The three-day trip by Macron, accompanied by seven members of his cabinet, is intended to make a statement about his investment in security and education, just eight months from presidential elections.
“It’s a city that has been emitting a number of warning signals,” a presidential aide admitted on Tuesday. Macron is well aware that his far-right challenger Marine Le Pen is expected to campaign next year on a law-and-order platform.
Marseille’s northern districts, some of the most deprived urban areas of France, serve as the hub for the city’s vicious narcotics trade, which Interior Minister Gerald Darmanin has already promised to tackle.
“We won’t give up,” Macron told police officers on the frontline of the battle during a visit to a station on Wednesday. “We have improving results. We’ll carry on, to the end, in making sure drug-dealing spots close permanently.”
Two people died in northern Marseille last weekend in another drive-by shooting, while the week before a 14-year-old was killed in automatic gunfire near one of many dealing points where marijuana and cocaine are openly sold.
During the same period, another man was forced into a car and burned to death when the vehicle was set on fire.

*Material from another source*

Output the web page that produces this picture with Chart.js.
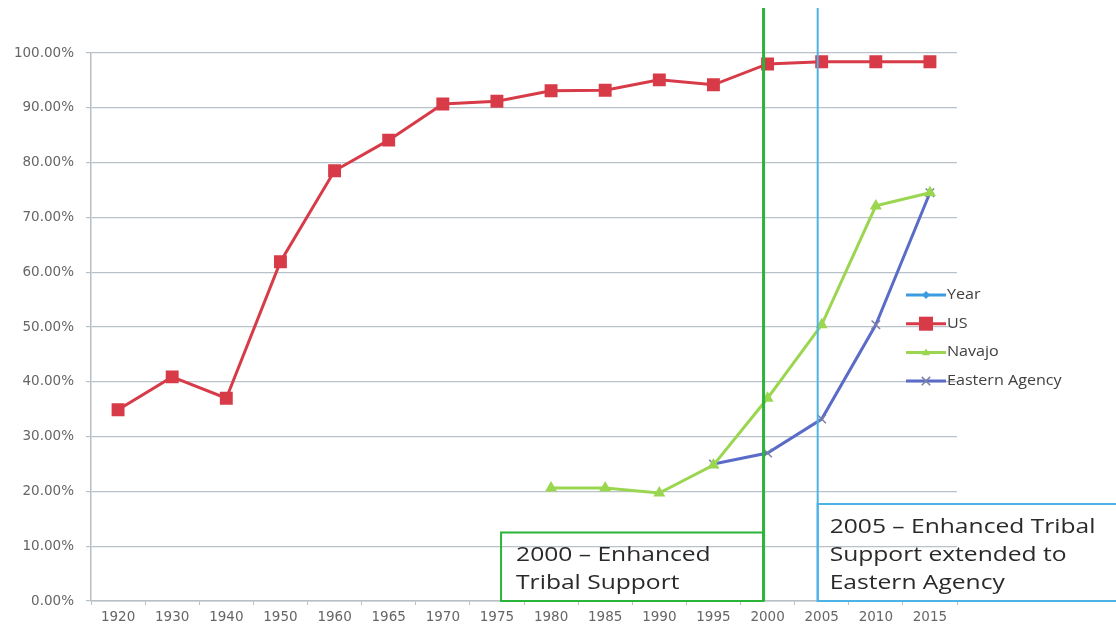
<!DOCTYPE html>
<html>
<head>
<meta charset="utf-8">
<script src="https://cdn.jsdelivr.net/npm/chart.js@4.4.1/dist/chart.umd.min.js"></script>
<style>
html,body{margin:0;padding:0;background:#fff;}
#wrap{width:1116px;height:629px;position:relative;}
</style>
</head>
<body>
<div id="wrap"><canvas id="c" width="1116" height="629"></canvas></div>
<script>
const years = ['1920','1930','1940','1950','1960','1965','1970','1975','1980','1985','1990','1995','2000','2005','2010','2015'];
const yearSeries = [null,null,null,null,null,null,null,null,null,null,null,null,null,null,null,null];
const usValues = [0.349,0.409,0.370,0.619,0.785,0.841,0.907,0.912,0.931,0.932,0.951,0.942,0.980,0.984,0.984,0.984];
const navajoValues = [null,null,null,null,null,null,null,null,0.206,0.206,0.197,0.248,0.370,0.504,0.721,0.745];
const easternValues = [null,null,null,null,null,null,null,null,null,null,null,0.250,0.270,0.332,0.504,0.745];
const yTicks = [0,0.1,0.2,0.3,0.4,0.5,0.6,0.7,0.8,0.9,1.0];
const markers = [
  {year:'2000', color:'#2bb33a', width:3, lines:['2000 \u2013 Enhanced','Tribal Support'], boxLeftYear:'1980'},
  {year:'2005', color:'#4db3e6', width:2, lines:['2005 \u2013 Enhanced Tribal','Support extended to','Eastern Agency']}
];

function stretchedText(ctx, t, x, y, sx){
  ctx.save(); ctx.translate(x, y); ctx.scale(sx, 1); ctx.fillText(t, 0, 0); ctx.restore();
}

const overlay = {
  id:'overlay',
  afterDatasetsDraw(chart){
    const {ctx, scales:{x,y}} = chart;
    ctx.save();
    const g = markers[0], b = markers[1];
    const gx = x.getPixelForValue(years.indexOf(g.year)) - 4;
    const bx = x.getPixelForValue(years.indexOf(b.year)) - 4;
    const bottom = y.getPixelForValue(0);
    const gLeft = x.getPixelForValue(years.indexOf(g.boxLeftYear)) - 50;
    const gTop = y.getPixelForValue(0.125);
    ctx.strokeStyle=g.color; ctx.lineWidth=2;
    ctx.strokeRect(gLeft, gTop, gx-gLeft, bottom-gTop);
    const bTop = y.getPixelForValue(0.177);
    ctx.strokeStyle=b.color; ctx.lineWidth=2;
    ctx.strokeRect(bx, bTop, chart.width-bx+5, bottom-bTop);
    ctx.beginPath(); ctx.strokeStyle=g.color; ctx.lineWidth=g.width;
    ctx.moveTo(gx, 8); ctx.lineTo(gx, bottom); ctx.stroke();
    ctx.beginPath(); ctx.strokeStyle=b.color; ctx.lineWidth=b.width;
    ctx.moveTo(bx, 8); ctx.lineTo(bx, bottom); ctx.stroke();
    ctx.fillStyle='#2a2a2a';
    ctx.font='20px "Open Sans", "DejaVu Sans", sans-serif';
    ctx.textBaseline='alphabetic'; ctx.textAlign='left';
    g.lines.forEach((t,i)=>stretchedText(ctx, t, gLeft+15, gTop+28+i*28, 1.23));
    b.lines.forEach((t,i)=>stretchedText(ctx, t, bx+12, bTop+29+i*28, 1.23));
    // legend
    const items = chart.data.datasets;
    const lx = 906, ly0 = 295, dy = 28.7;
    ctx.font='14px "Open Sans", "DejaVu Sans", sans-serif';
    ctx.textBaseline='middle';
    items.forEach((ds,i)=>{
      const yy = ly0 + i*dy;
      ctx.beginPath(); ctx.strokeStyle=ds.borderColor; ctx.lineWidth=ds.borderWidth;
      ctx.moveTo(lx, yy); ctx.lineTo(lx+40, yy); ctx.stroke();
      const cx = lx+20;
      ctx.fillStyle=ds.pointBackgroundColor; ctx.strokeStyle=ds.pointBorderColor||ds.borderColor;
      const r = ds.pointRadius;
      ctx.lineWidth=1.5;
      if(ds.pointStyle==='rectRot'){ctx.beginPath();ctx.moveTo(cx,yy-r);ctx.lineTo(cx+r,yy);ctx.lineTo(cx,yy+r);ctx.lineTo(cx-r,yy);ctx.closePath();ctx.fill();}
      else if(ds.pointStyle==='rect'){ctx.fillRect(cx-r,yy-r,2*r,2*r);}
      else if(ds.pointStyle==='triangle'){ctx.beginPath();ctx.moveTo(cx,yy-r);ctx.lineTo(cx+r,yy+r*0.7);ctx.lineTo(cx-r,yy+r*0.7);ctx.closePath();ctx.fill();}
      else if(ds.pointStyle==='crossRot'){ctx.beginPath();ctx.moveTo(cx-r*0.7,yy-r*0.7);ctx.lineTo(cx+r*0.7,yy+r*0.7);ctx.moveTo(cx+r*0.7,yy-r*0.7);ctx.lineTo(cx-r*0.7,yy+r*0.7);ctx.stroke();}
      ctx.fillStyle='#404040';
      stretchedText(ctx, ds.label, lx+41, yy, 1.15);
    });
    ctx.restore();
  }
};

new Chart(document.getElementById('c'), {
  type:'line',
  data:{
    labels: years,
    datasets:[
      {label:'Year', data:yearSeries, borderColor:'#3d9be0', backgroundColor:'#3d9be0', pointBackgroundColor:'#3d9be0', borderWidth:3, pointStyle:'rectRot', pointRadius:4},
      {label:'US', data:usValues, borderColor:'#d83b48', backgroundColor:'#d83b48', pointBackgroundColor:'#d83b48', pointBorderColor:'#d83b48', borderWidth:3, pointStyle:'rect', pointRadius:7, pointHoverRadius:7},
      {label:'Navajo', data:navajoValues, borderColor:'#9ad64f', backgroundColor:'#9ad64f', pointBackgroundColor:'#9ad64f', pointBorderColor:'#9ad64f', borderWidth:3, pointStyle:'triangle', pointRadius:4},
      {label:'Eastern Agency', data:easternValues, borderColor:'#5a6bc8', backgroundColor:'#5a6bc8', pointBackgroundColor:'#5a6bc8', pointBorderColor:'#7a7fa8', borderWidth:3, pointStyle:'crossRot', pointRadius:6, pointBorderWidth:1.5}
    ]
  },
  options:{
    responsive:false,
    animation:false,
    spanGaps:false,
    layout:{padding:{top:53,right:159,bottom:0,left:0}},
    plugins:{legend:{display:false}, tooltip:{enabled:false}},
    scales:{
      x:{
        offset:true,
        grid:{display:true, drawOnChartArea:false, offset:true, color:'#b8c0c6', tickLength:4},
        border:{display:true, color:'#b8c0c6', width:1.5},
        ticks:{color:'#666666', font:{size:13.5, family:'"DejaVu Sans", sans-serif'}, maxRotation:0, autoSkip:false, padding:4},
        afterFit(s){ s.height = 28; }
      },
      y:{
        min:0, max:1,
        afterBuildTicks(s){ s.ticks = yTicks.map(v=>({value:v})); },
        grid:{color:'#b8c2c8', lineWidth:1.2, tickLength:5},
        border:{display:true, color:'#b8c0c6', width:1.5},
        ticks:{color:'#666666', font:{size:13.5, family:'"DejaVu Sans", sans-serif'}, padding:12,
          callback:v=>(v*100).toFixed(2)+'%'},
        afterFit(s){ s.width = 91; }
      }
    }
  },
  plugins:[overlay]
});
</script>
</body>
</html>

Twelve people have been killed over the last two months in what appears to be a drugs turf war that is sparking tit-for-tat murders, say police, but the levels remain below 2016 and to the particularly violent periods in the 1980s.
“Nobody cares about what happens here,” one local resident told AFP in the desolate Les Rosiers housing estate this week. “I get the sense that they (politicians) think ‘let’s leave these paupers and foreigners to kill each other out there.'”
Over the course of his visit, Macron is expected to build on recent announcements for Marseille: an extra 300 police have been promised for the city, as well as extra magistrates.
He is also expected to announce support for the Socialist mayor’s plan to renovate the city’s public schools, some of which are in a “woeful” state, according to head of the local education board.
Newly elected mayor Benoit Payan has promised to invest 1.2 billion euros to renovate and rebuild 200 of the city’s 472 public schools and is looking for backing from the central government.
“The schools are unworthy of the republic,” he told AFP this week, adding that housing in Marseille was also “not in keeping with the world’s sixth-largest power”.
Payan has given multiple interviews in recent weeks to sound the alarm about drug-related crime.
“If people are killing each other with Kalashnikovs, it’s because Kalashnikovs are circulating almost freely in this city,” he told broadcaster Franceinfo in August after the murder of the 14-year-old school boy.